The government is developing a new support scheme to enable community ownership.

Image: Mat Fascione/Geograph

IRISH PEOPLE WILL soon be able to invest in and take ownership of renewable energy projects in their areas under a new government scheme.

Environment Minister Denis Naughten recently told the Energy Ireland conference in Dublin that his department is planning an initiative that will include “opportunities for community investment in all renewable projects”.

In a statement to Fora, the Department of Communications, Climate Action and Environment said that it will publish “a set of high-level principles for the new scheme next month”.

“The new (scheme) will be funded via the Public Service Obligation (PSO) mechanism. It will be subject to government approval and state-aid clearance, and is expected to open for applications in 2018.”

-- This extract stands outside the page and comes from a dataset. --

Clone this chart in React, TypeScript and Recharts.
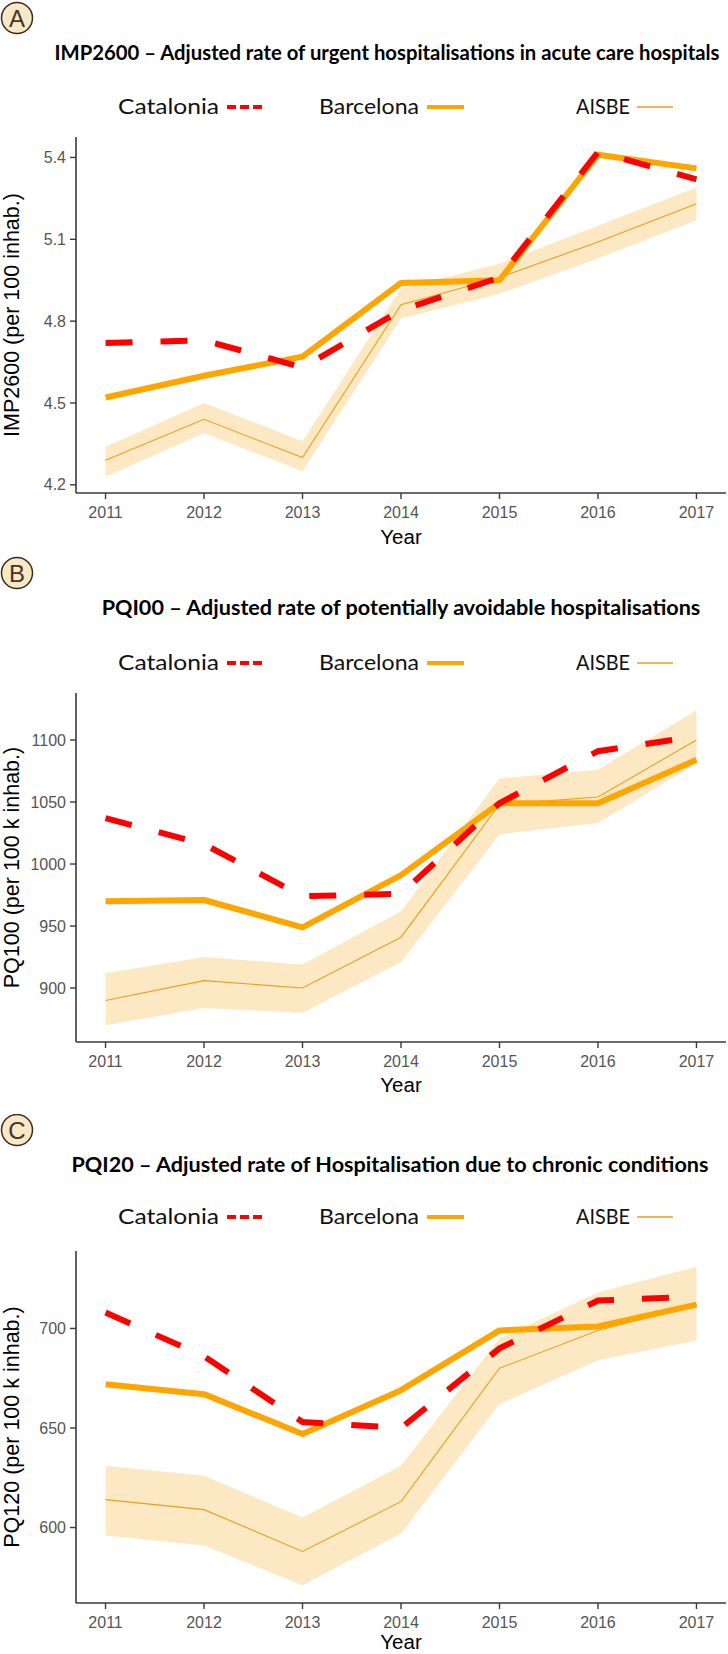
import React from 'react'
import { Area, ComposedChart, Line, XAxis, YAxis } from 'recharts'

const years = [2011, 2012, 2013, 2014, 2015, 2016, 2017]

// A: IMP2600
const impCatalonia = [4.72, 4.73, 4.63, 4.84, 4.96, 5.42, 5.32]
const impBarcelona = [4.52, 4.6, 4.67, 4.94, 4.95, 5.41, 5.36]
const impAisbe = [4.29, 4.44, 4.3, 4.86, 4.96, 5.09, 5.23]
const impAisbeLow = [4.23, 4.39, 4.25, 4.81, 4.9, 5.03, 5.17]
const impAisbeHigh = [4.34, 4.5, 4.36, 4.92, 5.01, 5.15, 5.29]
const impTicks = [4.2, 4.5, 4.8, 5.1, 5.4]

// B: PQI00
const pqi00Catalonia = [1037, 1016, 974, 976, 1049, 1091, 1103]
const pqi00Barcelona = [970, 971, 949, 991, 1049, 1049, 1084]
const pqi00Aisbe = [890, 906, 900, 941, 1048, 1054, 1100]
const pqi00AisbeLow = [870, 884, 880, 921, 1024, 1033, 1081]
const pqi00AisbeHigh = [912, 925, 919, 962, 1069, 1076, 1124]
const pqi00Ticks = [900, 950, 1000, 1050, 1100]

// C: PQI20
const pqi20Catalonia = [708, 686, 653, 650, 690, 714, 716]
const pqi20Barcelona = [672, 667, 647, 669, 699, 701, 712]
const pqi20Aisbe = [614, 609, 588, 613, 680, 699, 712]
const pqi20AisbeLow = [596, 591, 571, 597, 662, 684, 694]
const pqi20AisbeHigh = [631, 626, 605, 631, 695, 718, 731]
const pqi20Ticks = [600, 650, 700]

const RED = '#ff0000'
const ORANGE = '#ffa500'
const AISBE_LINE = '#e8a11c'
const BAND = '#fde8c4'
const AXIS = '#3a3a3a'
const TICK_TEXT = '#555555'
const ARIAL = '"Liberation Sans", Arial, sans-serif'
const CALIBRI = 'Lato, "Open Sans", sans-serif'

const W = 728
const PLOT_LEFT = 76
const PLOT_RIGHT = 726

function buildRows(cat: number[], bcn: number[], aisbe: number[], lo: number[], hi: number[]) {
  return years.map((year, i) => ({
    year,
    catalonia: cat[i],
    barcelona: bcn[i],
    aisbe: aisbe[i],
    band: [lo[i], hi[i]]
  }))
}

interface PanelProps {
  letter: string
  title: string
  titleX: number
  titleSize: number
  yLabel: string
  rows: ReturnType<typeof buildRows>
  ticks: number[]
  domain: [number, number]
  height: number
  plotTop: number
  plotBottom: number
  circleY: number
  titleY: number
  legendY: number
  yearY: number
}

function Legend({ y }: { y: number }) {
  const textProps = { fontFamily: CALIBRI, fontSize: 21, fill: '#111', lengthAdjust: 'spacingAndGlyphs' as const }
  return (
    <g>
      <text x={118} y={y + 7} textLength={101} {...textProps}>Catalonia</text>
      <line x1={227} x2={262} y1={y} y2={y} stroke={RED} strokeWidth={4} strokeDasharray="9 4" />
      <text x={319} y={y + 7} textLength={100} {...textProps}>Barcelona</text>
      <line x1={427} x2={464} y1={y} y2={y} stroke={ORANGE} strokeWidth={4} />
      <text x={576} y={y + 7} textLength={54} {...textProps}>AISBE</text>
      <line x1={637} x2={673} y1={y} y2={y} stroke={AISBE_LINE} strokeWidth={1.5} />
    </g>
  )
}

function Panel(p: PanelProps) {
  const xAxisHeight = p.height - p.plotBottom
  const plotMid = (p.plotTop + p.plotBottom) / 2
  return (
    <div style={{ position: 'relative', width: W, height: p.height }}>
      <ComposedChart
        width={W}
        height={p.height}
        data={p.rows}
        margin={{ top: p.plotTop, right: W - PLOT_RIGHT, bottom: 0, left: 0 }}
      >
        <XAxis
          dataKey="year"
          type="number"
          domain={[2010.7, 2017.3]}
          ticks={years}
          allowDataOverflow
          height={xAxisHeight}
          tickSize={6}
          tickMargin={8}
          axisLine={{ stroke: AXIS, strokeWidth: 1.6 }}
          tickLine={{ stroke: AXIS, strokeWidth: 1.4 }}
          tick={{ fill: TICK_TEXT, fontSize: 16, fontFamily: ARIAL }}
        />
        <YAxis
          type="number"
          domain={p.domain}
          ticks={p.ticks}
          allowDataOverflow
          width={PLOT_LEFT}
          tickSize={6}
          tickMargin={4}
          axisLine={{ stroke: AXIS, strokeWidth: 1.6 }}
          tickLine={{ stroke: AXIS, strokeWidth: 1.4 }}
          tick={{ fill: TICK_TEXT, fontSize: 16, fontFamily: ARIAL }}
        />
        <Area
          dataKey="band"
          type="linear"
          stroke="none"
          fill={BAND}
          fillOpacity={1}
          isAnimationActive={false}
        />
        <Line
          dataKey="aisbe"
          type="linear"
          stroke={AISBE_LINE}
          strokeWidth={1.1}
          dot={false}
          isAnimationActive={false}
        />
        <Line
          dataKey="barcelona"
          type="linear"
          stroke={ORANGE}
          strokeWidth={6}
          strokeLinejoin="round"
          dot={false}
          isAnimationActive={false}
        />
        <Line
          dataKey="catalonia"
          type="linear"
          stroke={RED}
          strokeWidth={6}
          strokeDasharray="27 28"
          strokeLinecap="butt"
          dot={false}
          isAnimationActive={false}
        />
      </ComposedChart>
      <svg
        width={W}
        height={p.height}
        style={{ position: 'absolute', left: 0, top: 0, pointerEvents: 'none' }}
      >
        <circle cx={17} cy={p.circleY} r={15.5} fill="#f8e8c8" stroke="#3b2a18" strokeWidth={1.5} />
        <text
          x={17}
          y={p.circleY + 8.5}
          textAnchor="middle"
          fontFamily={ARIAL}
          fontSize={24}
          fill="#4a3420"
        >
          {p.letter}
        </text>
        <text
          x={p.titleX}
          y={p.titleY + 7}
          textAnchor="middle"
          fontFamily={CALIBRI}
          fontWeight={700}
          fontSize={p.titleSize}
          fill="#000"
        >
          {p.title}
        </text>
        <Legend y={p.legendY} />
        <text
          transform={`translate(19, ${plotMid}) rotate(-90)`}
          textAnchor="middle"
          fontFamily={ARIAL}
          fontSize={21.5}
          fill="#000"
        >
          {p.yLabel}
        </text>
        <text
          x={(PLOT_LEFT + PLOT_RIGHT) / 2}
          y={p.yearY + 7}
          textAnchor="middle"
          fontFamily={ARIAL}
          fontSize={20.5}
          fill="#000"
        >
          Year
        </text>
      </svg>
    </div>
  )
}

export default function App() {
  const rowsA = buildRows(impCatalonia, impBarcelona, impAisbe, impAisbeLow, impAisbeHigh)
  const rowsB = buildRows(pqi00Catalonia, pqi00Barcelona, pqi00Aisbe, pqi00AisbeLow, pqi00AisbeHigh)
  const rowsC = buildRows(pqi20Catalonia, pqi20Barcelona, pqi20Aisbe, pqi20AisbeLow, pqi20AisbeHigh)
  return (
    <div style={{ width: W, background: '#fff' }}>
      <style>{'body { margin: 0; background: #fff; }'}</style>
      <Panel
        letter="A"
        title="IMP2600 – Adjusted rate of urgent hospitalisations in acute care hospitals"
        titleX={387}
        titleSize={20.3}
        yLabel="IMP2600 (per 100 inhab.)"
        rows={rowsA}
        ticks={impTicks}
        domain={[4.17, 5.475]}
        height={556}
        plotTop={137}
        plotBottom={493}
        circleY={18}
        titleY={53}
        legendY={107}
        yearY={537}
      />
      <Panel
        letter="B"
        title="PQI00 – Adjusted rate of potentially avoidable hospitalisations"
        titleX={401}
        titleSize={21.6}
        yLabel="PQ100 (per 100 k inhab.)"
        rows={rowsB}
        ticks={pqi00Ticks}
        domain={[856.5, 1137.9]}
        height={558}
        plotTop={137}
        plotBottom={486}
        circleY={17}
        titleY={52}
        legendY={107}
        yearY={529}
      />
      <Panel
        letter="C"
        title="PQI20 – Adjusted rate of Hospitalisation due to chronic conditions"
        titleX={390}
        titleSize={21.6}
        yLabel="PQ120 (per 100 k inhab.)"
        rows={rowsC}
        ticks={pqi20Ticks}
        domain={[562.1, 738.9]}
        height={540}
        plotTop={137}
        plotBottom={489}
        circleY={16}
        titleY={51}
        legendY={103}
        yearY={528}
      />
    </div>
  )
}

The department did not state how exactly the scheme will function, saying that the final elements of the initiative are subject to public consultation and have yet to be finalised.

The PSO subsidy is currently charged to all Irish electricity customers and is mainly used to fund the development of renewable energy and peat. It costs the average domestic electricity user about €80 a year, and the average small business user about €280 a year.

The energy watchdog announced last year that the levy was set to rise this year to help pay for more renewable energy developments.

‘Not just football jerseys’

In his speech at the Energy Ireland conference, Naughten said that the state is developing a new renewable electricity support scheme “to assist Ireland in meeting its renewable energy contributions out to 2030″.

The minister said that community ownership and benefit “will be key design principles of the new scheme”.

MIN NAUGHTON FOOD WASTE 5_90504944 Source: Department of Climate Action and Environment

“If a renewable project wants to be supported under the new scheme, paid for by all customers, it will have to meet community based criteria such as opportunities for community investment in all renewable projects,” he said.

“I am not talking about solar panels for community centres or football jerseys for local GAA teams.

“I am talking about citizens having the opportunity to invest in, and own, and financially benefit from, renewable energy projects, in their area.”

Neither the minister the department specified what types of renewable energy projects would be eligible, such as whether it would exclusively focus on wind or solar schemes.

Options

The Department of the Environment said in a statement that the new support scheme was being introduced for several reasons, one being “to deliver on policy objectives, such as Ireland’s 2030 renewable energy and climate change obligations”.

The country is currently facing a large EU bill for missing its 2020 renewable energy targets. It is one of only four members of the bloc expected to fall short on the agreed goals.

The department said the development of the support scheme would involve assessing “a range of technologies, their cost-effectiveness and whether supports are necessary to incentivise their deployment”.

“This analysis will then inform the development of a support scheme that provides certainty to developers, enables cost-effective investment in renewable energy (and) seeks to maximise value for money to the Irish consumer,” it said.

The Irish solar industry has long been calling for state support, and recently put forward a proposal to get communities involved in commercial solar projects through crowdfunding, with people potentially investing as little as €5.